Quote the listing in full, exactly as given, minus any pictures.
** BEGIN **
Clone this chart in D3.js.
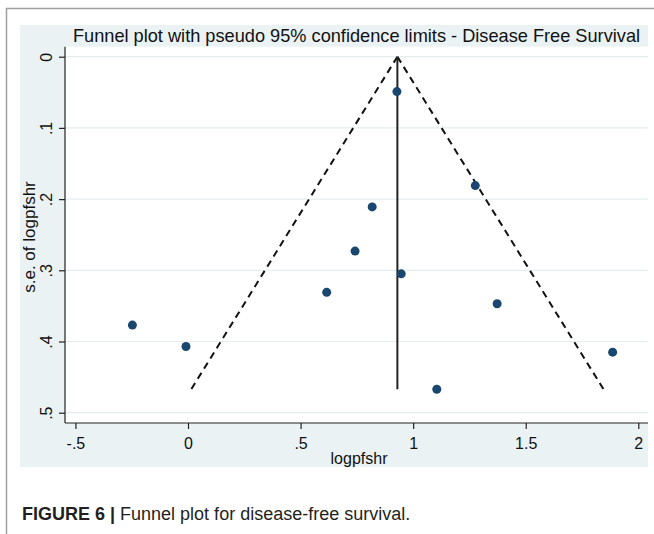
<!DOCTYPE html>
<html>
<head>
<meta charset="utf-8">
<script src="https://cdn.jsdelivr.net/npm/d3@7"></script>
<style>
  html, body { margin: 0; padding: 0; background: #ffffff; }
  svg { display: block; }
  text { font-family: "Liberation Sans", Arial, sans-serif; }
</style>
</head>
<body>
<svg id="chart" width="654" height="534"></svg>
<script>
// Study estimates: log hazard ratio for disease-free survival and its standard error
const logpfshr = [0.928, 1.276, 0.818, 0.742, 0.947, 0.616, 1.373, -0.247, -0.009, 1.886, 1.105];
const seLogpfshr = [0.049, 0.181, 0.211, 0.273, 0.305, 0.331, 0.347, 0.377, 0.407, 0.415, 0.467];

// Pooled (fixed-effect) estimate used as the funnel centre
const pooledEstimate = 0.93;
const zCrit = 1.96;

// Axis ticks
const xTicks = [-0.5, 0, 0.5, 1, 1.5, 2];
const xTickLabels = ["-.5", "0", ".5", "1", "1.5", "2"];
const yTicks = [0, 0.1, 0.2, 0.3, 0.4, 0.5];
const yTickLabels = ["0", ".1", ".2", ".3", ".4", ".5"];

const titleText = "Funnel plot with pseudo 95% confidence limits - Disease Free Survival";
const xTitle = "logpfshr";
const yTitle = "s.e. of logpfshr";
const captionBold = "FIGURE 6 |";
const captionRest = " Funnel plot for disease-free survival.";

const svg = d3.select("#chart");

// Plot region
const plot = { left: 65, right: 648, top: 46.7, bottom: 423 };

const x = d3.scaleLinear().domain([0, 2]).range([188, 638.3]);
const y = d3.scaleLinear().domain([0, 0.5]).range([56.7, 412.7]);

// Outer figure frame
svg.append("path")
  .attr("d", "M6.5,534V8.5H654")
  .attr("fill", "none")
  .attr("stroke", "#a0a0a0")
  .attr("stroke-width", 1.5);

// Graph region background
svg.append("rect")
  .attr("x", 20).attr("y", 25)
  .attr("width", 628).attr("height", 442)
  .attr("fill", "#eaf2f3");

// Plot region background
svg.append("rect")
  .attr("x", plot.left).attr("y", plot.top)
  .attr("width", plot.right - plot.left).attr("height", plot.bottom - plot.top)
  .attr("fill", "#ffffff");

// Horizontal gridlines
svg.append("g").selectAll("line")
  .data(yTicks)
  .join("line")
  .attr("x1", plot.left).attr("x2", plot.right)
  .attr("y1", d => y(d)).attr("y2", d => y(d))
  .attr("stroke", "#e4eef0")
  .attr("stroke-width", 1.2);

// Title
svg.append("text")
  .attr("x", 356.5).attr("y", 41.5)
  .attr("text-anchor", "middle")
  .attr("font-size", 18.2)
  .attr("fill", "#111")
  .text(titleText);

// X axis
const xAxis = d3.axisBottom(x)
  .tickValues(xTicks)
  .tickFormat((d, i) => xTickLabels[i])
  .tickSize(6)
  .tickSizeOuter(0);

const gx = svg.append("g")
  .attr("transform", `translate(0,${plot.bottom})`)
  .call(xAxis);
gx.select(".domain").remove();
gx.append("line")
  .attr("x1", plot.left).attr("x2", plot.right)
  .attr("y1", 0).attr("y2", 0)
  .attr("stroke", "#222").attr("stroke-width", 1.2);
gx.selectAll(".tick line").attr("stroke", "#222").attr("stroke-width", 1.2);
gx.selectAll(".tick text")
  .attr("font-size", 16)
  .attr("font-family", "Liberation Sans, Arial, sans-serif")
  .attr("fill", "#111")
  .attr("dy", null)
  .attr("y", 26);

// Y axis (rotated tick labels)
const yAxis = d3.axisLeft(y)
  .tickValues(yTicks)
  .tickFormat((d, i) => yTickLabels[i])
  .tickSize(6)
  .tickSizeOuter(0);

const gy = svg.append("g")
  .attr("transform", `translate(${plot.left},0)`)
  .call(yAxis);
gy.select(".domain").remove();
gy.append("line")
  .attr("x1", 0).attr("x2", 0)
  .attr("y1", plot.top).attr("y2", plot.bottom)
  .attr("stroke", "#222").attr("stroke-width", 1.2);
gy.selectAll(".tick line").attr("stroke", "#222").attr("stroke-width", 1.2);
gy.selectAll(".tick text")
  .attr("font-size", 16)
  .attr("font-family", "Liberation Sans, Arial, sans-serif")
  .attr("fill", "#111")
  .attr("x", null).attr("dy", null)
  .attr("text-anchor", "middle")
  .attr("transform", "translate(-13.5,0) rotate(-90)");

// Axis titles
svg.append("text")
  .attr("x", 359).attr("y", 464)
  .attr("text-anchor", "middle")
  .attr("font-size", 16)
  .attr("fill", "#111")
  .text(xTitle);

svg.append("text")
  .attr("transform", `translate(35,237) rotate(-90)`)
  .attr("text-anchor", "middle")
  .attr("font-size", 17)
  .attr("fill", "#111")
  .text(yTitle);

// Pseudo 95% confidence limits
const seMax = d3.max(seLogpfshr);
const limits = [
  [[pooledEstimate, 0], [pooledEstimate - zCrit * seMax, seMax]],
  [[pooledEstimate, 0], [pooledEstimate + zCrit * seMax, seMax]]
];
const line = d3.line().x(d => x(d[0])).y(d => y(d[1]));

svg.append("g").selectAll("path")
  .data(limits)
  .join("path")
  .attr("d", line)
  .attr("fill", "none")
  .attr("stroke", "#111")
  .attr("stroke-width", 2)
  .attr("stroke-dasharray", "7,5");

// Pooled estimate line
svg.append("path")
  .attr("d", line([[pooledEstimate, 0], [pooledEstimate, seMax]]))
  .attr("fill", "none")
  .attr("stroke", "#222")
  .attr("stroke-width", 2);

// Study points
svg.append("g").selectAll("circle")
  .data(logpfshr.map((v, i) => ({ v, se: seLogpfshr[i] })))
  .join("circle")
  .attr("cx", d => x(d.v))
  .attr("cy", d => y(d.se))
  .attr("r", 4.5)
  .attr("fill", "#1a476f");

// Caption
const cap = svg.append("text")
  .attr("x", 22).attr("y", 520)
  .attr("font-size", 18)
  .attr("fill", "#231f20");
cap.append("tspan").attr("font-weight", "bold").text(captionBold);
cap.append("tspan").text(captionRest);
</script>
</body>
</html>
** END **
Expected answer:
Clone this chart in D3.js.
<!DOCTYPE html>
<html>
<head>
<meta charset="utf-8">
<script src="https://cdn.jsdelivr.net/npm/d3@7"></script>
<style>
  html, body { margin: 0; padding: 0; background: #ffffff; }
  svg { display: block; }
  text { font-family: "Liberation Sans", Arial, sans-serif; }
</style>
</head>
<body>
<svg id="chart" width="654" height="534"></svg>
<script>
// Study estimates: log hazard ratio for disease-free survival and its standard error
const logpfshr = [0.928, 1.276, 0.818, 0.742, 0.947, 0.616, 1.373, -0.247, -0.009, 1.886, 1.105];
const seLogpfshr = [0.049, 0.181, 0.211, 0.273, 0.305, 0.331, 0.347, 0.377, 0.407, 0.415, 0.467];

// Pooled (fixed-effect) estimate used as the funnel centre
const pooledEstimate = 0.93;
const zCrit = 1.96;

// Axis ticks
const xTicks = [-0.5, 0, 0.5, 1, 1.5, 2];
const xTickLabels = ["-.5", "0", ".5", "1", "1.5", "2"];
const yTicks = [0, 0.1, 0.2, 0.3, 0.4, 0.5];
const yTickLabels = ["0", ".1", ".2", ".3", ".4", ".5"];

const titleText = "Funnel plot with pseudo 95% confidence limits - Disease Free Survival";
const xTitle = "logpfshr";
const yTitle = "s.e. of logpfshr";
const captionBold = "FIGURE 6 |";
const captionRest = " Funnel plot for disease-free survival.";

const svg = d3.select("#chart");

// Plot region
const plot = { left: 65, right: 648, top: 46.7, bottom: 423 };

const x = d3.scaleLinear().domain([0, 2]).range([188, 638.3]);
const y = d3.scaleLinear().domain([0, 0.5]).range([56.7, 412.7]);

// Outer figure frame
svg.append("path")
  .attr("d", "M6.5,534V8.5H654")
  .attr("fill", "none")
  .attr("stroke", "#a0a0a0")
  .attr("stroke-width", 1.5);

// Graph region background
svg.append("rect")
  .attr("x", 20).attr("y", 25)
  .attr("width", 628).attr("height", 442)
  .attr("fill", "#eaf2f3");

// Plot region background
svg.append("rect")
  .attr("x", plot.left).attr("y", plot.top)
  .attr("width", plot.right - plot.left).attr("height", plot.bottom - plot.top)
  .attr("fill", "#ffffff");

// Horizontal gridlines
svg.append("g").selectAll("line")
  .data(yTicks)
  .join("line")
  .attr("x1", plot.left).attr("x2", plot.right)
  .attr("y1", d => y(d)).attr("y2", d => y(d))
  .attr("stroke", "#e4eef0")
  .attr("stroke-width", 1.2);

// Title
svg.append("text")
  .attr("x", 356.5).attr("y", 41.5)
  .attr("text-anchor", "middle")
  .attr("font-size", 18.2)
  .attr("fill", "#111")
  .text(titleText);

// X axis
const xAxis = d3.axisBottom(x)
  .tickValues(xTicks)
  .tickFormat((d, i) => xTickLabels[i])
  .tickSize(6)
  .tickSizeOuter(0);

const gx = svg.append("g")
  .attr("transform", `translate(0,${plot.bottom})`)
  .call(xAxis);
gx.select(".domain").remove();
gx.append("line")
  .attr("x1", plot.left).attr("x2", plot.right)
  .attr("y1", 0).attr("y2", 0)
  .attr("stroke", "#222").attr("stroke-width", 1.2);
gx.selectAll(".tick line").attr("stroke", "#222").attr("stroke-width", 1.2);
gx.selectAll(".tick text")
  .attr("font-size", 16)
  .attr("font-family", "Liberation Sans, Arial, sans-serif")
  .attr("fill", "#111")
  .attr("dy", null)
  .attr("y", 26);

// Y axis (rotated tick labels)
const yAxis = d3.axisLeft(y)
  .tickValues(yTicks)
  .tickFormat((d, i) => yTickLabels[i])
  .tickSize(6)
  .tickSizeOuter(0);

const gy = svg.append("g")
  .attr("transform", `translate(${plot.left},0)`)
  .call(yAxis);
gy.select(".domain").remove();
gy.append("line")
  .attr("x1", 0).attr("x2", 0)
  .attr("y1", plot.top).attr("y2", plot.bottom)
  .attr("stroke", "#222").attr("stroke-width", 1.2);
gy.selectAll(".tick line").attr("stroke", "#222").attr("stroke-width", 1.2);
gy.selectAll(".tick text")
  .attr("font-size", 16)
  .attr("font-family", "Liberation Sans, Arial, sans-serif")
  .attr("fill", "#111")
  .attr("x", null).attr("dy", null)
  .attr("text-anchor", "middle")
  .attr("transform", "translate(-13.5,0) rotate(-90)");

// Axis titles
svg.append("text")
  .attr("x", 359).attr("y", 464)
  .attr("text-anchor", "middle")
  .attr("font-size", 16)
  .attr("fill", "#111")
  .text(xTitle);

svg.append("text")
  .attr("transform", `translate(35,237) rotate(-90)`)
  .attr("text-anchor", "middle")
  .attr("font-size", 17)
  .attr("fill", "#111")
  .text(yTitle);

// Pseudo 95% confidence limits
const seMax = d3.max(seLogpfshr);
const limits = [
  [[pooledEstimate, 0], [pooledEstimate - zCrit * seMax, seMax]],
  [[pooledEstimate, 0], [pooledEstimate + zCrit * seMax, seMax]]
];
const line = d3.line().x(d => x(d[0])).y(d => y(d[1]));

svg.append("g").selectAll("path")
  .data(limits)
  .join("path")
  .attr("d", line)
  .attr("fill", "none")
  .attr("stroke", "#111")
  .attr("stroke-width", 2)
  .attr("stroke-dasharray", "7,5");

// Pooled estimate line
svg.append("path")
  .attr("d", line([[pooledEstimate, 0], [pooledEstimate, seMax]]))
  .attr("fill", "none")
  .attr("stroke", "#222")
  .attr("stroke-width", 2);

// Study points
svg.append("g").selectAll("circle")
  .data(logpfshr.map((v, i) => ({ v, se: seLogpfshr[i] })))
  .join("circle")
  .attr("cx", d => x(d.v))
  .attr("cy", d => y(d.se))
  .attr("r", 4.5)
  .attr("fill", "#1a476f");

// Caption
const cap = svg.append("text")
  .attr("x", 22).attr("y", 520)
  .attr("font-size", 18)
  .attr("fill", "#231f20");
cap.append("tspan").attr("font-weight", "bold").text(captionBold);
cap.append("tspan").text(captionRest);
</script>
</body>
</html>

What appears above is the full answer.